### Problem statement:
Copy verbatim the block of lines in the entries below whose first line contains "What Plotly code" and whose last line contains "T_SPAN = (W - T_LEFT_PX) / PX_PER_S". Leave out all other lines.

┌──

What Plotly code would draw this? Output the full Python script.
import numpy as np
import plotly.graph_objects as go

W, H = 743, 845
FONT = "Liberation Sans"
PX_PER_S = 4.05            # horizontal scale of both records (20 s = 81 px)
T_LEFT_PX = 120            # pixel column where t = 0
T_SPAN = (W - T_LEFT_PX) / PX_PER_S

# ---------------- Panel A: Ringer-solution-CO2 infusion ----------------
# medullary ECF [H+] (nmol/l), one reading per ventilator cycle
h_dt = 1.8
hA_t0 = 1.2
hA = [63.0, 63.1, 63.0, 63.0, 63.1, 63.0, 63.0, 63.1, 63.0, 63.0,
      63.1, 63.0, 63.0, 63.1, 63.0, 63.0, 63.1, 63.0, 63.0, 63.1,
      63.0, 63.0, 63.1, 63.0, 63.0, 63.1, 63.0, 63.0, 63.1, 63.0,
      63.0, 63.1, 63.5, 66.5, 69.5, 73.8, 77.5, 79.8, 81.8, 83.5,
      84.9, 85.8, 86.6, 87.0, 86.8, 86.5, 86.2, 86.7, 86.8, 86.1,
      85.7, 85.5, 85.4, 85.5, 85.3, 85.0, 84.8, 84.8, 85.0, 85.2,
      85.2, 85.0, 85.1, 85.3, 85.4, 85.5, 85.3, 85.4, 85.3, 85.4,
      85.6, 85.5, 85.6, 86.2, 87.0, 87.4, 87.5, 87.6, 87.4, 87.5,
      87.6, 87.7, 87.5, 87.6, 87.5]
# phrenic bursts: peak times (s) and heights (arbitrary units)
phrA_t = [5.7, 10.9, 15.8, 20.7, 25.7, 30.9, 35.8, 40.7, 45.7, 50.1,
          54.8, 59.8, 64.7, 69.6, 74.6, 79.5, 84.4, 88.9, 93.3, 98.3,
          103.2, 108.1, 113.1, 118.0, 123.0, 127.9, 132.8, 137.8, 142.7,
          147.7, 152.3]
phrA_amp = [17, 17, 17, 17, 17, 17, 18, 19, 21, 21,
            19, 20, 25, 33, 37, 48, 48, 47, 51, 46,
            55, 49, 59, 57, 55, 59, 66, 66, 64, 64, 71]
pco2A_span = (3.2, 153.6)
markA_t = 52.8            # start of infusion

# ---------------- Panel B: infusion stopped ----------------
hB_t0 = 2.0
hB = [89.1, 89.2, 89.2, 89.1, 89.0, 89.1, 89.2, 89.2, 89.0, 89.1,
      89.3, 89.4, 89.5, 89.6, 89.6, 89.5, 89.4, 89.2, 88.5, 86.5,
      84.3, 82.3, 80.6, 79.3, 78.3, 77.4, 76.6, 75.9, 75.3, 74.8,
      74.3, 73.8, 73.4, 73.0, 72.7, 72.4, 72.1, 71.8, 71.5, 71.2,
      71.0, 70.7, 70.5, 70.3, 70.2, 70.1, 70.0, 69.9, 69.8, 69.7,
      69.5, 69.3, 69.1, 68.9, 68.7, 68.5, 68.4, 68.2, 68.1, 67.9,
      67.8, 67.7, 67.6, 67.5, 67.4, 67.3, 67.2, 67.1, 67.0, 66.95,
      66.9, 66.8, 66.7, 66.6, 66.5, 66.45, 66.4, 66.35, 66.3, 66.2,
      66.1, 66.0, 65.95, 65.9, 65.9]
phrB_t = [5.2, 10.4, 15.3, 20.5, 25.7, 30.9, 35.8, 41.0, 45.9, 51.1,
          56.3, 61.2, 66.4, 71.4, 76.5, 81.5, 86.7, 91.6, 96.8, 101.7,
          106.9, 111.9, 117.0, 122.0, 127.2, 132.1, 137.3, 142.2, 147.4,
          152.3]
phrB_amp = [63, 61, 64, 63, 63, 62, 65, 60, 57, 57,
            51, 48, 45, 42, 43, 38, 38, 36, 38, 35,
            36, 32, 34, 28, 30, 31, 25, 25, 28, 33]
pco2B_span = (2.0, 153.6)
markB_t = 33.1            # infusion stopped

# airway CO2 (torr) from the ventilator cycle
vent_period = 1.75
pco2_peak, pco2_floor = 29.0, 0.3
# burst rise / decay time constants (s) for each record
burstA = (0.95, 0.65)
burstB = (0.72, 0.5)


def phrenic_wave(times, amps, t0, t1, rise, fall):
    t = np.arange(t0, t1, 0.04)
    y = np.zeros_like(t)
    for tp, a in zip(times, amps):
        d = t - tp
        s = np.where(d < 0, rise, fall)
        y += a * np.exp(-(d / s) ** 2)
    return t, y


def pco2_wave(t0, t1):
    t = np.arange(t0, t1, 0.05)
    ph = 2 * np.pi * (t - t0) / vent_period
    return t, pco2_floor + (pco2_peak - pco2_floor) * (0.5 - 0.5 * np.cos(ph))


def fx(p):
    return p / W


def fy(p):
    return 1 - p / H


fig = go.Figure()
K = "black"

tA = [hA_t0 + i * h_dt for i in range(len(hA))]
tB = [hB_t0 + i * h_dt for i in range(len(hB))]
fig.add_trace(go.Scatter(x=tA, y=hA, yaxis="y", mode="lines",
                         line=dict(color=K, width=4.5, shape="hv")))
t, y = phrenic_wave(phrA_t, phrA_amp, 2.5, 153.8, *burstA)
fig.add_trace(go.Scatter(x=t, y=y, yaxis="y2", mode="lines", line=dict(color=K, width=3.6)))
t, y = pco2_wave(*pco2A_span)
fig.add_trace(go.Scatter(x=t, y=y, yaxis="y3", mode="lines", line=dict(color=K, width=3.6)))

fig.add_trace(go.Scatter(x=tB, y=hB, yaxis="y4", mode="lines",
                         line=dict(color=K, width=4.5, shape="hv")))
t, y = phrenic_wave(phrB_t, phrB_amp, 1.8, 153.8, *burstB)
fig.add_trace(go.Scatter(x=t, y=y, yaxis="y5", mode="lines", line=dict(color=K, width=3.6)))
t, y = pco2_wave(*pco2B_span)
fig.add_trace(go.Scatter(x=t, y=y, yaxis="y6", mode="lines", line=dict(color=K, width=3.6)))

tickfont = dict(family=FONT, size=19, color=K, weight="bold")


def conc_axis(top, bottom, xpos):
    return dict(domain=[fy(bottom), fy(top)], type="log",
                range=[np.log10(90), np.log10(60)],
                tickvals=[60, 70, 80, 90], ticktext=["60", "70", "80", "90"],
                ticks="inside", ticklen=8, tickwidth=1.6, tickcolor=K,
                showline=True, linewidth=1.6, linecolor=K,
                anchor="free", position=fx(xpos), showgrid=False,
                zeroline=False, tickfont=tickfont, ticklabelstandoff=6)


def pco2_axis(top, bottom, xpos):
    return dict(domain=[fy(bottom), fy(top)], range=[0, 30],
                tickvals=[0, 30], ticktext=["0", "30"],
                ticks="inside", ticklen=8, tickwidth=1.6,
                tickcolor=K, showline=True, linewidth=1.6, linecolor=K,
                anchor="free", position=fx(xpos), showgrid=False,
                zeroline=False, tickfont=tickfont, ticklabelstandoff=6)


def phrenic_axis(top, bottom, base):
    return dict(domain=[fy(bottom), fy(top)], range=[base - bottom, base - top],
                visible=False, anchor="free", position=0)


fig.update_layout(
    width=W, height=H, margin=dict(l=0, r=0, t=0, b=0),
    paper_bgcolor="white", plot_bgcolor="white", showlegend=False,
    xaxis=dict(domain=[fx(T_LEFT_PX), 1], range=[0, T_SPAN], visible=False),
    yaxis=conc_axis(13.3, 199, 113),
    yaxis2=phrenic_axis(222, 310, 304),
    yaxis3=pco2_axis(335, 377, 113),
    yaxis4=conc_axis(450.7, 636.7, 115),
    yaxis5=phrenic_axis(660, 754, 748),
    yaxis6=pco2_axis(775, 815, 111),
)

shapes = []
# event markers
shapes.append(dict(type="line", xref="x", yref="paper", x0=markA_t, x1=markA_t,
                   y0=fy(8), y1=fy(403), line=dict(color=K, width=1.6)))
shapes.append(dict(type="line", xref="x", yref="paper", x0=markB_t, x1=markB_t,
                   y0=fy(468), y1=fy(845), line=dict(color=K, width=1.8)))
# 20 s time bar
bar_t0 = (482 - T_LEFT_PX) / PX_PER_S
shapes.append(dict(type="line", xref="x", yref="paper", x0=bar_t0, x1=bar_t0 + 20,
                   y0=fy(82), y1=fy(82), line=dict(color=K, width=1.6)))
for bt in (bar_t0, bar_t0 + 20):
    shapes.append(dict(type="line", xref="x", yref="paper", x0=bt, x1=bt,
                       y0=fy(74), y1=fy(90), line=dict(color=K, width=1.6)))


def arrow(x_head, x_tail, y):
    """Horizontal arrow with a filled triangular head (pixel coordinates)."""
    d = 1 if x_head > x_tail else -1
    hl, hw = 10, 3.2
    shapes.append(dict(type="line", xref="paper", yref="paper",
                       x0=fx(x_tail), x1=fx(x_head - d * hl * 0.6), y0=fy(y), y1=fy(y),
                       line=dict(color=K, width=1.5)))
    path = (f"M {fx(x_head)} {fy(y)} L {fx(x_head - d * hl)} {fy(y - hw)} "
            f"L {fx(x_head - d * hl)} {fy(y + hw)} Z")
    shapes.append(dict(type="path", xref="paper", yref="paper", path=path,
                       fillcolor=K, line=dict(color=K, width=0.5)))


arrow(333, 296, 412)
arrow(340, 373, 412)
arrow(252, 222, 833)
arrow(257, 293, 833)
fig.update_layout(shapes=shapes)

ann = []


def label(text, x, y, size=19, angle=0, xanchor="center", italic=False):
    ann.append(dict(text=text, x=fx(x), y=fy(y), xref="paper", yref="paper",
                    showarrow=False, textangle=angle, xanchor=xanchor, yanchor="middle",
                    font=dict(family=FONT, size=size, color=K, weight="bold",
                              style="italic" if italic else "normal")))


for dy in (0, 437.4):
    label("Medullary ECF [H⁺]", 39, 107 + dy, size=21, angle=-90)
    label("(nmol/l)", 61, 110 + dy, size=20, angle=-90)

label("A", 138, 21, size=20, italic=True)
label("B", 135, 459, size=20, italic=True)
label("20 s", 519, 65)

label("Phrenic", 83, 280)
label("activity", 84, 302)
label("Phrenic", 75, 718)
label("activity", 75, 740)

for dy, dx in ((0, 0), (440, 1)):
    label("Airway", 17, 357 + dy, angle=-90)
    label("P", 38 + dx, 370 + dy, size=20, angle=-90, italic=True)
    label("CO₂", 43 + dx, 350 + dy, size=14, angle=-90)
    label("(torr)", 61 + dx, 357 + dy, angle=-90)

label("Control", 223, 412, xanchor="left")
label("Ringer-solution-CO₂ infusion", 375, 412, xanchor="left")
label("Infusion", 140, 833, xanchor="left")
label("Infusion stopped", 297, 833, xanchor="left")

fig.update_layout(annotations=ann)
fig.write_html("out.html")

└──
┌──

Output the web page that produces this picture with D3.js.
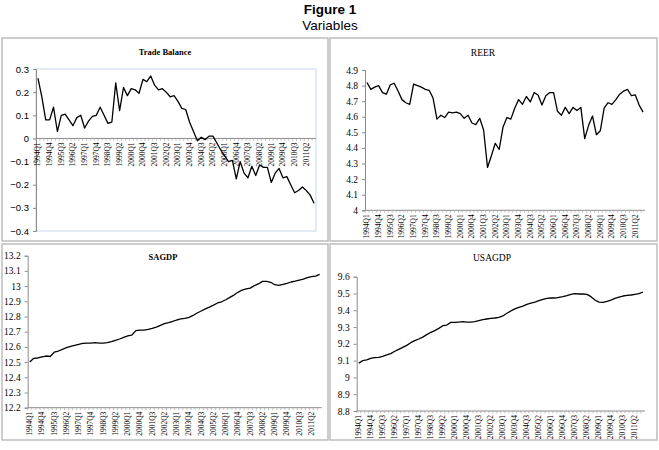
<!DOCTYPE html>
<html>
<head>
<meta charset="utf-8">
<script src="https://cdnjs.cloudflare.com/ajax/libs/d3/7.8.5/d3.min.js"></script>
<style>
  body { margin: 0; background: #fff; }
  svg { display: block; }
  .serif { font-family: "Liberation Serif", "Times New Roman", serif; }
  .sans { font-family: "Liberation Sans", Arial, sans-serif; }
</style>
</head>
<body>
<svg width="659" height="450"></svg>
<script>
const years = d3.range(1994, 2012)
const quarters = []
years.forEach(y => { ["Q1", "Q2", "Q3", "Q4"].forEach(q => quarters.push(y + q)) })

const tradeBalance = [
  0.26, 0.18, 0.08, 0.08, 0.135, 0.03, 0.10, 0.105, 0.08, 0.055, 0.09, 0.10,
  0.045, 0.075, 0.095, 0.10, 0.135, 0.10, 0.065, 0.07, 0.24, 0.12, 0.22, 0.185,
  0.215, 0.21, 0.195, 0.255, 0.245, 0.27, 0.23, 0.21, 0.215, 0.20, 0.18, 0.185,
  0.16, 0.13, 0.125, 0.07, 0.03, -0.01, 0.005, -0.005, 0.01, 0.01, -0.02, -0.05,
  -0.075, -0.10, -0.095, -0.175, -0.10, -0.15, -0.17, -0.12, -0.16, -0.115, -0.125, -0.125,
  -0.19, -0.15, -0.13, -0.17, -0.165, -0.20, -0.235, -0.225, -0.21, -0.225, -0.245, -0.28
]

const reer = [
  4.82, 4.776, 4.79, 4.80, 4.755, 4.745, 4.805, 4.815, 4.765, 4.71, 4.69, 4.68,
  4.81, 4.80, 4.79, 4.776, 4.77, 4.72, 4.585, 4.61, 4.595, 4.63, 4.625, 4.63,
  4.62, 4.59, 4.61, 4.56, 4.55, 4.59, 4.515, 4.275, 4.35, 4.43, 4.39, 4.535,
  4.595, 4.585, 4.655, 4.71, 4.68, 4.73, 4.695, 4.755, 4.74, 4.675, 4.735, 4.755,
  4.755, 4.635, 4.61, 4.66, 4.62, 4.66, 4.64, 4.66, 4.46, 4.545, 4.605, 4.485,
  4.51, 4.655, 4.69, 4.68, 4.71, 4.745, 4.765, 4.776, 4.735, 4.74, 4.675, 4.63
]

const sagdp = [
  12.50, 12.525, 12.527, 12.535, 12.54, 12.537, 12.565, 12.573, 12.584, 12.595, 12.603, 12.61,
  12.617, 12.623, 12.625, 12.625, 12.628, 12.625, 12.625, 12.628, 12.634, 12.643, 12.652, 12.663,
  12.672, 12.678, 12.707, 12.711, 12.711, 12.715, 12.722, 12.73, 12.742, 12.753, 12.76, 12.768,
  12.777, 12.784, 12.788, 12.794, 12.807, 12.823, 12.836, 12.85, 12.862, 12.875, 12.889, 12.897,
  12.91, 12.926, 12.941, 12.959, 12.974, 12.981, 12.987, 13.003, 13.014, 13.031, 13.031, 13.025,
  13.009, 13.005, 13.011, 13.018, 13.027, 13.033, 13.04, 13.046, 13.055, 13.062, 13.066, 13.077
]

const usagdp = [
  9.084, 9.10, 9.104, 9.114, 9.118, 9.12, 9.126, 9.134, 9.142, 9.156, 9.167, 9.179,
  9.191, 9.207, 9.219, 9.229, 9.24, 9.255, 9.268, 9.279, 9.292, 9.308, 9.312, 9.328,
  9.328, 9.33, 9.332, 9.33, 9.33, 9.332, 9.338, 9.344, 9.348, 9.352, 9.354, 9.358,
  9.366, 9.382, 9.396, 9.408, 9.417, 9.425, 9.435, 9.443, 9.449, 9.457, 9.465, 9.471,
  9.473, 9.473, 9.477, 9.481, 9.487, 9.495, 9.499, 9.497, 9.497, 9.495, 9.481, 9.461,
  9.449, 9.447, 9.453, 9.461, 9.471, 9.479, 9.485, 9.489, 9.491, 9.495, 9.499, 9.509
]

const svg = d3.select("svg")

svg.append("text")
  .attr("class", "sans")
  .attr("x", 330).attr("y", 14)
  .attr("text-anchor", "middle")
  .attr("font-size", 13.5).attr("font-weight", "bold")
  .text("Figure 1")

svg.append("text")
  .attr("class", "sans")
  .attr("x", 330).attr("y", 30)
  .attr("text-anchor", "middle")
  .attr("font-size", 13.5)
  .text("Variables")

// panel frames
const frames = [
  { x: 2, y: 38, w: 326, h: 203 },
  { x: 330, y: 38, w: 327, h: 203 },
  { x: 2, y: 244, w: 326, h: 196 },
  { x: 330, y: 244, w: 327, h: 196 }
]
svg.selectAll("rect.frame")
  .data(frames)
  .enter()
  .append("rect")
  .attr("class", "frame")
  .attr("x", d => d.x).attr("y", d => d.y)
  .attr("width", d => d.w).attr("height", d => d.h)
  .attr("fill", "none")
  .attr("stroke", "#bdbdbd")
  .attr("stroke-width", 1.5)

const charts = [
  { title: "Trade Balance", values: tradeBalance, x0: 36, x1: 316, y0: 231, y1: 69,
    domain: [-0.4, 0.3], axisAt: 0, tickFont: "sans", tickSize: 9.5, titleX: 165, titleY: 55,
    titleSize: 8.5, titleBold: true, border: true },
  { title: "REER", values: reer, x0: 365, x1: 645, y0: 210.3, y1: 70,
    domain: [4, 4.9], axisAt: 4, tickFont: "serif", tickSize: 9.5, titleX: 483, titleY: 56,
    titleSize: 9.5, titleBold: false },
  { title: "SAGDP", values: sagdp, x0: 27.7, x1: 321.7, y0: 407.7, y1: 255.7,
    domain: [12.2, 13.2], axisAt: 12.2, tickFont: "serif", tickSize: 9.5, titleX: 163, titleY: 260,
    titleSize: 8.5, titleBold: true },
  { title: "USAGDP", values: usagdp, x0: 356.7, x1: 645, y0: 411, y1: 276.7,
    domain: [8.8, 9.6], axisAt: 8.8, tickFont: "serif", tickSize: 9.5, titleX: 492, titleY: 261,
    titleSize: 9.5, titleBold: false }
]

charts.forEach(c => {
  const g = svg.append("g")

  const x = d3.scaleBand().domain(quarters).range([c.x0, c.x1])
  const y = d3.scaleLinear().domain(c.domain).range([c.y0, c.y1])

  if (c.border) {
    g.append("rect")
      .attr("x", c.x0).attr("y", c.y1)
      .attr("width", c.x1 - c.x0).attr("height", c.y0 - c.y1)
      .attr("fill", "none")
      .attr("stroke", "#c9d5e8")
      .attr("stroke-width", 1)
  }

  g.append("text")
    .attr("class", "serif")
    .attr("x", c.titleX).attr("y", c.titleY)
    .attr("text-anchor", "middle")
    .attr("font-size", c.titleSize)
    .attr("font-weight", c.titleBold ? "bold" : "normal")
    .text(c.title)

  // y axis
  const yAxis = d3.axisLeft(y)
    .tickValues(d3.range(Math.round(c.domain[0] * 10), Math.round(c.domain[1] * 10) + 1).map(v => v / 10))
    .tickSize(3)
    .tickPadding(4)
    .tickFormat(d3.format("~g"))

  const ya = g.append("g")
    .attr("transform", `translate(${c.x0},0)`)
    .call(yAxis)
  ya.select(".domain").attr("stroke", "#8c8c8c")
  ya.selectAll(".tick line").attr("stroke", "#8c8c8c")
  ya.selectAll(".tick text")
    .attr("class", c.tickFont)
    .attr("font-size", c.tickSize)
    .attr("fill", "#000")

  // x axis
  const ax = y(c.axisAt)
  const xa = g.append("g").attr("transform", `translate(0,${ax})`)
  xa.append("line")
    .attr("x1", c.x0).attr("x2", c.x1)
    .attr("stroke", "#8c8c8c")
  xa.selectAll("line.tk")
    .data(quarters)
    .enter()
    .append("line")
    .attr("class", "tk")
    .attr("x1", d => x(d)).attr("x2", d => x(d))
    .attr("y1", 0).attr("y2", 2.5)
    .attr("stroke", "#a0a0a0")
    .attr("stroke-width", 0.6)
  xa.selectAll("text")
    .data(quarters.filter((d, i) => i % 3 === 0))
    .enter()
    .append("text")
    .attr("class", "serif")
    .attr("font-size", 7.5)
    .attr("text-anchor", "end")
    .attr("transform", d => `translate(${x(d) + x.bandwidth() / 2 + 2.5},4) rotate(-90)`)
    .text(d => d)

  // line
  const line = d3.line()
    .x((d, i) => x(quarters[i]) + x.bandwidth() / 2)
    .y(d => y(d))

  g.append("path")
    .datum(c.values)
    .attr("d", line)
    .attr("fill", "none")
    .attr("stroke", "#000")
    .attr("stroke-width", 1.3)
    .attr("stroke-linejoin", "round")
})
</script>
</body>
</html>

└──

### Output for this task:
What Plotly code would draw this? Output the full Python script.
import numpy as np
import plotly.graph_objects as go

W, H = 743, 845
FONT = "Liberation Sans"
PX_PER_S = 4.05            # horizontal scale of both records (20 s = 81 px)
T_LEFT_PX = 120            # pixel column where t = 0
T_SPAN = (W - T_LEFT_PX) / PX_PER_S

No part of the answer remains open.